The politically correct crowd wouldn’t be caught dead singling out the black (or more accurately, the Jamaican) community, even though the vast number of both shooters and victims are from that group. Yet when the group huggers blame poverty for the violence, they are at least implicitly targeting not just the bad guys but all of the poor, especially those that because of their circumstances are forced to live in areas like Jane and Finch; areas where David Miller, the mayor of some of the people, fears to tread.

Their willingness to blame poverty for violent crime is a slap in the fact to all those who although they may be in dire economic circumstances, are law abiding citizens. The lefties don’t want you to know this but there are actually children who grow up in these areas who don’t join gangs, don’t have a gun, don’t have a criminal record and who manage, despite the adversity of their surroundings, grow up to be good citizens.
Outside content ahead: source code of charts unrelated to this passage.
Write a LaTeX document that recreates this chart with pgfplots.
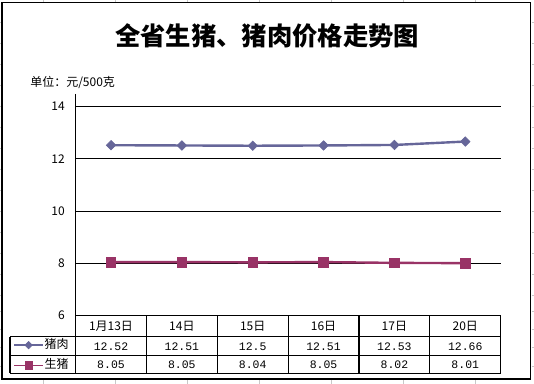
\documentclass[border=0pt]{standalone}
\usepackage{fontspec}
\setmainfont{Noto Sans CJK SC}
\newfontfamily\numfont{Liberation Mono}
\usepackage{pgfplots}
\pgfplotsset{compat=1.18}
\definecolor{pork}{RGB}{102,102,153}
\definecolor{hog}{RGB}{153,51,102}
\definecolor{sheet}{RGB}{200,200,200}
\begin{document}
\begin{tikzpicture}
\begin{axis}[
  at={(56.7pt,51.225pt)}, anchor=south west,
  scale only axis, width=318.83pt, height=166.3pt,
  xmin=-0.5, xmax=5.5, ymin=6, ymax=14.48,
  axis line style={draw=none},
  xtick=\empty, ytick={6,8,10,12,14},
  major tick length=0pt,
  ymajorgrids, grid style={black, line width=0.8pt},
  /pgf/number format/assume math mode=true,
  yticklabel style={font=\fontsize{9}{10}\selectfont, inner sep=0pt, anchor=east, xshift=-8pt},
  clip=false,
  legend cell align=left,
  legend style={at={(-0.1473,-0.1786)}, anchor=west, draw=none, fill=none, inner sep=0pt,
    row sep=5pt, font=\fontsize{9}{10}\selectfont,
    nodes={inner sep=0.6pt, text height=7pt, text depth=2pt}},
  legend image code/.code={\draw[mark repeat=2,mark phase=2, line width=1.2pt,
    /tikz/every mark/.append style={scale=0.78}] plot coordinates {(0pt,0pt)(10.9pt,0pt)(21.75pt,0pt)};},
]
\addplot[color=pork, line width=1.8pt, mark=square*, mark size=2.5pt,
  mark options={rotate=45, line width=0.5pt, fill=pork}]
  coordinates {(0,12.52)(1,12.51)(2,12.5)(3,12.51)(4,12.53)(5,12.66)};
\addlegendentry{猪肉}
\addplot[color=hog, line width=1.8pt, mark=square*, mark size=3.6pt,
  mark options={line width=0.5pt, fill=hog}]
  coordinates {(0,8.05)(1,8.05)(2,8.04)(3,8.05)(4,8.02)(5,8.01)};
\addlegendentry{生猪}
\end{axis}
\begin{scope}[x=0.75pt, y=-0.75pt, shift={(0pt,288pt)}]
\path[use as bounding box] (0,0) rectangle (534,384);
% spreadsheet grid outside the chart
\foreach \x in {43,115,187,259,331,403,475} {
  \draw[sheet, line width=0.75pt] (\x,0) -- (\x,2.2);
  \draw[sheet, line width=0.75pt] (\x,380) -- (\x,384);
}
\foreach \y in {23,44,65,86,107,128,149,170,191,212,233,254,275,296,312,330,348,367} {
  \draw[sheet, line width=0.75pt] (0,\y) -- (1.5,\y);
  \draw[sheet, line width=0.75pt] (531.5,\y) -- (534,\y);
}
% chart border
\draw[black, line width=0.9pt] (2,2.7) rectangle (530.7,379);
% title and unit
\node[font=\fontsize{19}{22}\selectfont\bfseries] at (267,36) {全省生猪、猪肉价格走势图};
\node[font=\fontsize{9}{10}\selectfont, anchor=west, inner sep=0pt] at (30,83) {单位：元/500克};
% y axis line
\draw[line width=0.8pt] (75.6,94) -- (75.6,373.5);
% data table
\draw[line width=0.8pt] (75.6,315.7) -- (500.7,315.7);
\draw[line width=0.8pt] (10,336.7) -- (500.7,336.7);
\draw[line width=0.8pt] (10,355.7) -- (500.7,355.7);
\draw[line width=0.8pt] (10,373.5) -- (500.7,373.5);
\draw[line width=0.8pt] (10,336.7) -- (10,373.5);
\foreach \k in {1,...,6} {
  \draw[line width=0.8pt] ({75.6+70.85*\k},315.7) -- ({75.6+70.85*\k},373.5);
}
\begin{scope}[every node/.style={font=\fontsize{9}{10}\selectfont, inner sep=0pt}]
\foreach \t [count=\i from 0] in {1月13日,14日,15日,16日,17日,20日} {
  \node at ({111+70.85*\i},326.5) {\t};
}
\foreach \t [count=\i from 0] in {12.52,12.51,12.5,12.51,12.53,12.66} {
  \node[font=\numfont\fontsize{8.6}{10}\selectfont] at ({111+70.85*\i},346.5) {\t};
}
\foreach \t [count=\i from 0] in {8.05,8.05,8.04,8.05,8.02,8.01} {
  \node[font=\numfont\fontsize{8.6}{10}\selectfont] at ({111+70.85*\i},365) {\t};
}
\end{scope}
\end{scope}
\end{tikzpicture}
\end{document}
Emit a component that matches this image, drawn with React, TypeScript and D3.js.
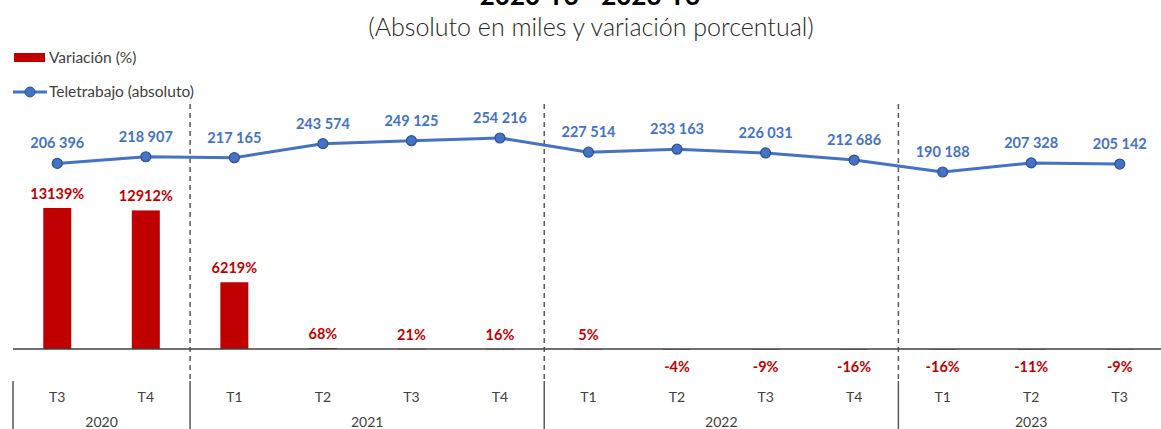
import React from "react";
import * as d3 from "d3";

const quarters = ["T3", "T4", "T1", "T2", "T3", "T4", "T1", "T2", "T3", "T4", "T1", "T2", "T3"];
const years = ["2020", "2020", "2021", "2021", "2021", "2021", "2022", "2022", "2022", "2022", "2023", "2023", "2023"];
const variation = [13139, 12912, 6219, 68, 21, 16, 5, -4, -9, -16, -16, -11, -9];
const teletrabajo = [206396, 218907, 217165, 243574, 249125, 254216, 227514, 233163, 226031, 212686, 190188, 207328, 205142];

const W = 1161;
const H = 429;
const FONT = "Lato, 'Open Sans', sans-serif";
const RED = "#C00000";
const BLUE = "#4472C4";

const fmt = (v: number) => {
  const s = String(v);
  return s.length > 3 ? s.slice(0, s.length - 3) + " " + s.slice(s.length - 3) : s;
};

export default function App() {
  const ids = quarters.map((_, i) => String(i));
  const x = d3.scaleBand<string>().domain(ids).range([13, 1164]).paddingInner(0).paddingOuter(0);
  const step = x.step();
  const cx = (i: number) => (x(String(i)) as number) + step / 2;
  const baseY = 349;
  const yBar = d3.scaleLinear().domain([0, 13139]).range([baseY, 208]);
  const yLine = d3.scaleLinear().domain([190188, 254216]).range([172, 138]);
  const barW = 28;

  const lineGen = d3
    .line<number>()
    .x((_, i) => cx(i))
    .y((d) => yLine(d));

  const groups: { year: string; start: number; end: number }[] = [];
  years.forEach((y, i) => {
    const last = groups[groups.length - 1];
    if (last && last.year === y) last.end = i;
    else groups.push({ year: y, start: i, end: i });
  });

  return (
    <svg width={W} height={H} style={{ position: "absolute", left: 0, top: 0, background: "#fff" }}>
      {/* title */}
      <text x={590} y={5} textAnchor="middle" fontFamily={FONT} fontSize={26} fontWeight="bold" fill="#000">
        2020-T3 - 2023-T3
      </text>
      <text x={591} y={36} textAnchor="middle" fontFamily={FONT} fontSize={25} fontWeight={300} fill="#262626">
        (Absoluto en miles y variación porcentual)
      </text>

      {/* legend */}
      <rect x={14} y={53} width={31} height={9} fill={RED} />
      <text x={49} y={63} fontFamily={FONT} fontSize={15.5} fill="#404040">
        Variación (%)
      </text>
      <line x1={13} y1={92} x2={47} y2={92} stroke={BLUE} strokeWidth={3} />
      <circle cx={30} cy={92} r={5} fill={BLUE} stroke="#2F528F" strokeWidth={1} />
      <text x={49} y={97} fontFamily={FONT} fontSize={15.5} fill="#404040">
        Teletrabajo (absoluto)
      </text>

      {/* dashed year separators */}
      {groups.slice(1).map((g) => {
        const xx = x(String(g.start)) as number;
        return (
          <line key={"d" + g.year} x1={xx} x2={xx} y1={104} y2={380} stroke="#595959" strokeWidth={1.5} strokeDasharray="5,4" />
        );
      })}

      {/* bars */}
      {variation.map((v, i) => {
        const y0 = yBar(Math.max(0, v));
        const y1 = yBar(Math.min(0, v));
        return <rect key={"b" + i} x={cx(i) - barW / 2} y={y0} width={barW} height={Math.max(0.5, y1 - y0)} fill={RED} />;
      })}

      {/* axis line */}
      <line x1={13} x2={1161} y1={baseY} y2={baseY} stroke="#404040" strokeWidth={1.5} />

      {/* bar labels */}
      {variation.map((v, i) => {
        const yy = v >= 0 ? yBar(v) - 9 : 372;
        return (
          <text key={"bl" + i} x={cx(i)} y={yy} textAnchor="middle" fontFamily={FONT} fontSize={14.5} fontWeight="bold" fill={RED}>
            {v + "%"}
          </text>
        );
      })}

      {/* line */}
      <path d={lineGen(teletrabajo) as string} fill="none" stroke={BLUE} strokeWidth={3} strokeLinejoin="round" />
      {teletrabajo.map((v, i) => (
        <circle key={"p" + i} cx={cx(i)} cy={yLine(v)} r={5} fill={BLUE} stroke="#2F528F" strokeWidth={1.2} />
      ))}
      {teletrabajo.map((v, i) => (
        <text key={"pl" + i} x={cx(i)} y={yLine(v) - 15} textAnchor="middle" fontFamily={FONT} fontSize={14.5} fontWeight="bold" fill={BLUE}>
          {fmt(v)}
        </text>
      ))}

      {/* category axis */}
      {quarters.map((q, i) => (
        <text key={"q" + i} x={cx(i)} y={402} textAnchor="middle" fontFamily={FONT} fontSize={14} fill="#404040">
          {q}
        </text>
      ))}
      {groups.map((g) => {
        const xs = x(String(g.start)) as number;
        const xe = (x(String(g.end)) as number) + step;
        return (
          <g key={"g" + g.year}>
            <line x1={xs} x2={xs} y1={381} y2={429} stroke="#595959" strokeWidth={1.5} />
            <text x={(xs + xe) / 2} y={427} textAnchor="middle" fontFamily={FONT} fontSize={14} fill="#404040">
              {g.year}
            </text>
          </g>
        );
      })}
    </svg>
  );
}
The increase in crime comes not from a lack of community centres but a lack of responsible parents. We live in an age where everyone clamours for their rights but many are unwilling to take responsibility for themselves. This is aided and abetted by governments who are constantly telling these people that they are not responsible for themselves or their children; that is the duty of the state. a perfect example of how out of touch some of those who seek to justify this lawlessness on a lack of resources are, occurred on Michael Coren’s television show earlier this week. When the subject of young children wandering the streets at all hours of the night came up, NDP MPP Peter Kormos said that it because was the parents, often a single mother, had to hold down two or more jobs to make ends meet. Toronto Councillor Giorgio Mammoliti, whose ward includes the crime-ridden Jane/Finch corridor countered that that may be true in the part of Niagara Region that Kormos hails from but it wasn’t the case in his area. Mammoliti said that only a very few parents work two or more jobs. The problems arise because many parents choose to simply sit around the house all day and either don’t care about and or can’t be bothered looking after their children properly.

This is the real problem — a total breakdown of the family unit, coupled with a refusal to take responsibility for one’s own children. and because we are such a tolerant society, we can’t say anything. after all, in the concepts of multiculturalism and equality is such that all cultures and cultural practices must be treated equally. We can’t say, let alone do anything to those who consider fathers to be mere sperm donors and where baby mothers take the place of mothers in a nuclear family. It’s not the Canadian way. The media is inundated with grieving mothers whose innocent offspring have been murdered. It would be a lot more instructive if we could examine the parents of those who not only kill other people but who are oblivious to innocent people that surround their target.

Providing more resources will never solve the problem. It’s also unlikely that higher minimum sentences, the abolition of house arrest or less judicious granting of bail to violent offenders will accomplish anything other than to remove dangerous offenders from society for longer periods of time.

It is an unfortunate fact that we are governed by leaders who think that it takes a village to raise a child. The really sad part is that Toronto is led by the village idiot.